A mechanical sub's employee is severely injured during a coffee break when an improperly-fastened section of limestone façade comes loose near where he is sitting. Should the mechanical sub owe a duty of indemnity to the prime contractor? The Massachusetts Appeals Court does not think so, either. It is hard to imagine a set of facts where the mechanical sub's indemnity obligation would arise for this sort of accident.

The Appeals Court was thorough, examining and reciting various terms of the prime contract, in addition to the sub's indemnity obligation. That indemnity, both in the subcontract itself and via the Massachusetts anti-indemnity law, was limited to claims caused by the sub.
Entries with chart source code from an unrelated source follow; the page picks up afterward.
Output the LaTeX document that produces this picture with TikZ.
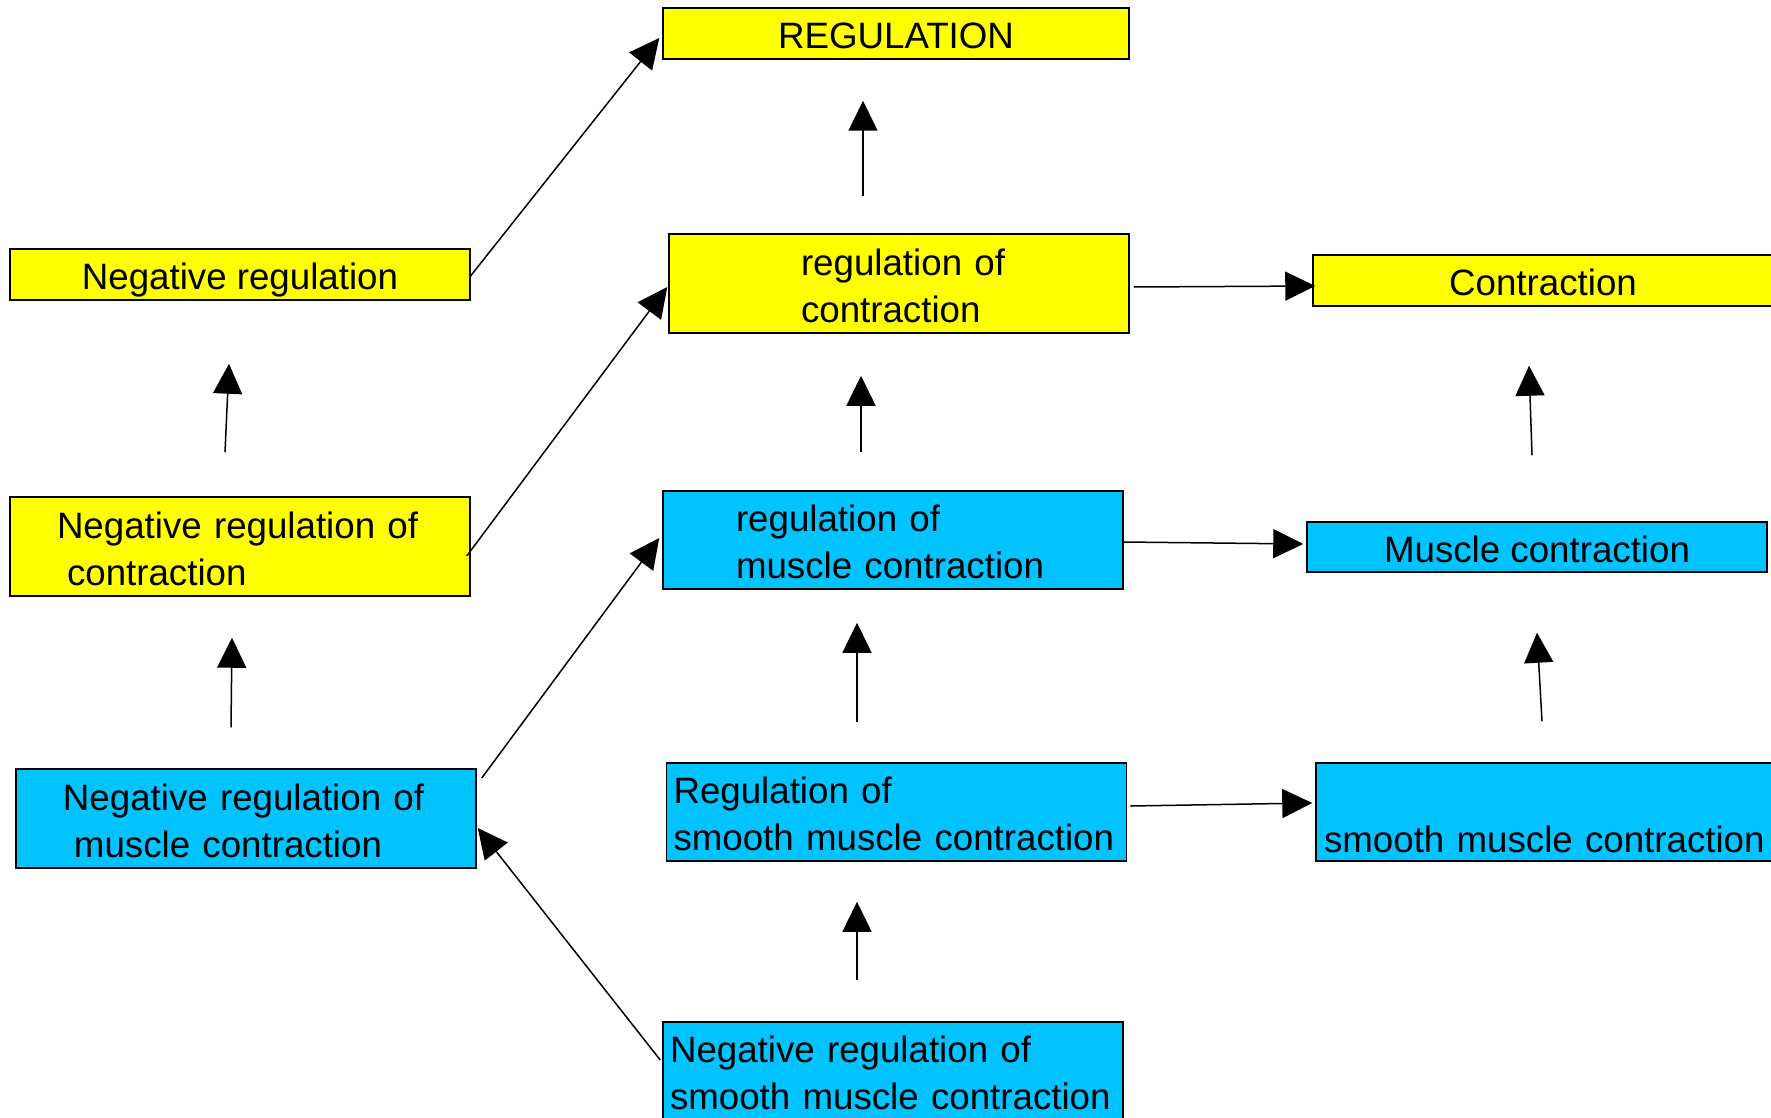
\documentclass[tikz,border=0pt]{standalone}
\usepackage{fontspec}
\setmainfont{Liberation Sans}
\usetikzlibrary{arrows.meta}
\definecolor{boxyellow}{RGB}{255,255,0}
\definecolor{boxblue}{RGB}{0,195,255}

\begin{document}
\begin{tikzpicture}[x=1pt,y=-1pt,
    font=\fontsize{36.7}{47}\selectfont,
    term/.style={draw=black,line width=1.5pt,rectangle,minimum width=460pt,inner sep=0pt},
    oneline/.style={term,minimum height=51pt,text height=30pt,text depth=0pt},
    twoline/.style={term,minimum height=98pt,text width=460pt,align=left,
      execute at begin node={\rule{0pt}{31pt}}},
    gen/.style={fill=boxyellow},
    mus/.style={fill=boxblue},
    arr/.style={line width=1.5pt,-{Triangle[length=30pt,width=29pt]}}]
        \useasboundingbox (0,0) rectangle (1771,1118);
        \clip (0,0) rectangle (1771,1118);
        % yellow terms
        \node[oneline,gen,minimum width=466pt] (reg) at (896,33.5) {REGULATION};
        \node[twoline,gen,minimum height=99pt] (regcon) at (899,283.5)
          {\hspace*{132pt}regulation of\\\hspace*{132pt}contraction};
        \node[oneline,gen] (con) at (1543,280.5) {Contraction};
        \node[oneline,gen] (negreg) at (240,274.5) {Negative regulation};
        \node[twoline,gen,minimum height=99pt] (negregcon) at (240,546.5)
          {\hspace*{47pt}Negative regulation of\\\hspace*{57pt}contraction};
        % blue terms
        \node[twoline,mus] (rmcon) at (893,540)
          {\hspace*{73pt}regulation of\\\hspace*{73pt}muscle contraction};
        \node[oneline,mus,minimum height=50pt] (mcon) at (1537,547) {Muscle contraction};
        \node[twoline,mus,minimum height=99pt] (negmcon) at (246,818.5)
          {\hspace*{47pt}Negative regulation of\\\hspace*{58pt}muscle contraction};
        \node[twoline,mus] (rsmcon) at (896.5,812)
          {\hspace*{7pt}Regulation of\\\hspace*{7pt}smooth muscle contraction};
        \node[twoline,mus] (smcon) at (1546,812)
          {\rule{0pt}{33.5pt}\\\hspace*{8pt}smooth muscle contraction};
        \node[twoline,mus] (negsmcon) at (893,1071)
          {\hspace*{7pt}Negative regulation of\\\hspace*{7pt}smooth muscle contraction};
        % upward arrows
        \foreach \from/\fx/\fy/\to/\tx/\ty in {%
          negregcon/-15/-44/negreg/-11/63,
          negmcon/-15/-41/negregcon/-8/41,
          regcon/-36/-37/reg/-33/41,
          rmcon/-32/-38/regcon/-38/42,
          rsmcon/-39.5/-40/rmcon/-36/33,
          negsmcon/-36/-41/rsmcon/-39.5/40,
          mcon/-5/-66/con/-14/59,
          smcon/-4/-41/mcon/0/60} {
            \draw[arr] ([shift={(\fx,\fy)}]\from.north) -- ([shift={(\tx,\ty)}]\to.south);
        }
        % rightward arrows
        \foreach \from/\fx/\fy/\to/\tx/\ty in {%
          regcon/4/3.5/con/3/5.5,
          rmcon/0/2/mcon/-3/-3,
          rsmcon/3/-6/smcon/-3/-9} {
            \draw[arr] ([shift={(\fx,\fy)}]\from.east) -- ([shift={(\tx,\ty)}]\to.west);
        }
        % slanted arrows
        \draw[arr] ([shift={(-1,2.5)}]negreg.east) -- ([shift={(-3,4.5)}]reg.west);
        \draw[arr] ([shift={(-4,9.5)}]negregcon.east) -- ([shift={(-1,3.5)}]regcon.west);
        \draw[arr] ([shift={(5,-40.5)}]negmcon.east) -- ([shift={(-3,-2)}]rmcon.west);
        \draw[arr] ([shift={(-2,-11)}]negsmcon.west) -- ([shift={(1,9.5)}]negmcon.east);
      \end{tikzpicture}
\end{document}
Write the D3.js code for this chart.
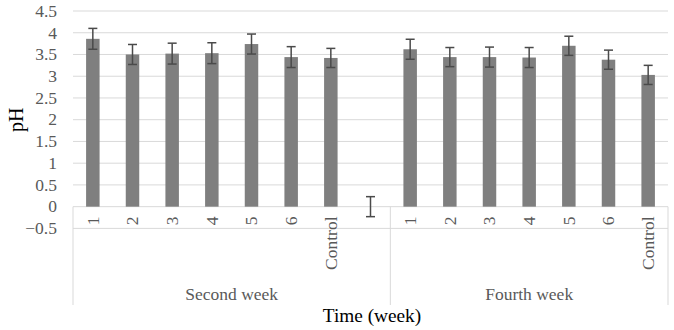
<!DOCTYPE html>
<html>
<head>
<meta charset="utf-8">
<script src="https://cdn.jsdelivr.net/npm/d3@7/dist/d3.min.js"></script>
<style>
  html, body { margin: 0; padding: 0; background: #ffffff; }
  svg { display: block; }
  text { font-family: "Liberation Serif", "Times New Roman", serif; }
</style>
</head>
<body>
<script>
// ---- data ----
const slotLabels = ["1", "2", "3", "4", "5", "6", "Control", "", "1", "2", "3", "4", "5", "6", "Control"];
const groupLabels = ["Second week", "Fourth week"];
const groupSpans = [8, 7];
const phValues = [3.86, 3.50, 3.52, 3.53, 3.74, 3.44, 3.42, 0, 3.62, 3.44, 3.44, 3.43, 3.70, 3.38, 3.03];
const phErrors = [0.24, 0.23, 0.24, 0.24, 0.23, 0.24, 0.22, 0.23, 0.23, 0.22, 0.23, 0.23, 0.22, 0.22, 0.22];
const yTicks = [-0.5, 0, 0.5, 1, 1.5, 2, 2.5, 3, 3.5, 4, 4.5];

// ---- layout ----
const W = 674, H = 330;
const plotLeft = 73, plotRight = 668, plotTop = 11, plotBottom = 228.4;
const labelBottom = 305;

const svg = d3.select("body").append("svg").attr("width", W).attr("height", H);

const slots = d3.range(slotLabels.length);
const x = d3.scaleBand().domain(slots).range([plotLeft, plotRight]).padding(0);
const y = d3.scaleLinear().domain([-0.5, 4.5]).range([plotBottom, plotTop]);
const barW = x.bandwidth() * 0.34;

// gridlines
svg.append("g").selectAll("line").data(yTicks).join("line")
  .attr("x1", plotLeft).attr("x2", plotRight)
  .attr("y1", d => y(d)).attr("y2", d => y(d))
  .attr("stroke", "#d9d9d9").attr("stroke-width", 1);

// y tick labels
svg.append("g").selectAll("text").data(yTicks).join("text")
  .attr("x", 57).attr("y", d => y(d))
  .attr("dy", "0.33em")
  .attr("text-anchor", "end")
  .attr("font-size", 17.5)
  .attr("fill", "#595959")
  .text(d => d3.format("")(d));

// group separator lines (multi-level category axis)
const boundaries = [0];
groupSpans.reduce((acc, n) => { boundaries.push(acc + n); return acc + n; }, 0);
const bx = b => b < slots.length ? x(b) : plotRight;
svg.append("g").selectAll("line").data(boundaries).join("line")
  .attr("x1", bx).attr("x2", bx)
  .attr("y1", y(0)).attr("y2", labelBottom)
  .attr("stroke", "#d9d9d9").attr("stroke-width", 1);

// bars
svg.append("g").selectAll("rect").data(slots.filter(i => phValues[i] !== 0)).join("rect")
  .attr("x", i => x(i) + (x.bandwidth() - barW) / 2)
  .attr("width", barW)
  .attr("y", i => y(phValues[i]))
  .attr("height", i => y(0) - y(phValues[i]))
  .attr("fill", "#7f7f7f");

// error bars
const eb = svg.append("g").attr("stroke", "#4a4a4a").attr("stroke-width", 1.5);
slots.forEach(i => {
  const cx = x(i) + x.bandwidth() / 2;
  const hi = y(phValues[i] + phErrors[i]);
  const lo = y(phValues[i] - phErrors[i]);
  eb.append("line").attr("x1", cx).attr("x2", cx).attr("y1", hi).attr("y2", lo);
  eb.append("line").attr("x1", cx - 4.5).attr("x2", cx + 4.5).attr("y1", hi).attr("y2", hi);
  eb.append("line").attr("x1", cx - 4.5).attr("x2", cx + 4.5).attr("y1", lo).attr("y2", lo);
});

// category labels (rotated)
svg.append("g").selectAll("text").data(slots).join("text")
  .attr("transform", i => `translate(${x(i) + x.bandwidth() / 2},216.5) rotate(-90)`)
  .attr("text-anchor", "end")
  .attr("dy", "0.33em")
  .attr("font-size", 17.5)
  .attr("fill", "#595959")
  .text(i => slotLabels[i]);

// group labels
svg.append("g").selectAll("text").data(groupLabels).join("text")
  .attr("x", (d, gi) => (bx(boundaries[gi]) + bx(boundaries[gi + 1])) / 2)
  .attr("y", 300)
  .attr("text-anchor", "middle")
  .attr("font-size", 17.5)
  .attr("fill", "#595959")
  .text(d => d);

// axis titles
svg.append("text")
  .attr("transform", `translate(15.5,${(plotTop + plotBottom) / 2}) rotate(-90)`)
  .attr("text-anchor", "middle")
  .attr("dy", "0.35em")
  .attr("font-size", 20)
  .attr("fill", "#000")
  .text("pH");

svg.append("text")
  .attr("x", 372).attr("y", 322)
  .attr("text-anchor", "middle")
  .attr("font-size", 19.3)
  .attr("fill", "#000")
  .text("Time (week)");
</script>
</body>
</html>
The GC's argument was that the injured worker's claim arose out of the mechanical sub's work, because otherwise the worker would not have been on the site. Please. The appellate court politely declined to adopt that interpretation. The GC had "overall responsibility" to protect the health and safety of workers on the project, and was also responsible for coordinating the work of the various subs. If an area was unsafe, it had a duty to warn workers in that area. In short, the Appeals Court found that GC had a duty to prevent the façade sub from performing work in a manner unreasonably dangerous to others.

The appellate decision includes some statements that many prime contractors may find troublesome, as to the scope of their duty to protect workers of the various trades when means and methods have been delegated to those trades. But that is to be expected when the GC seeks to invoke an indemnity obligation of a sub who had nothing to do with the injury or the conditions that caused it. Common sense prevailed. The case is Leahy v. Daniel O'Connell's Sons, Inc., 2015 Mass. App. Unpub. LEXIS 777 (July 20, 2015).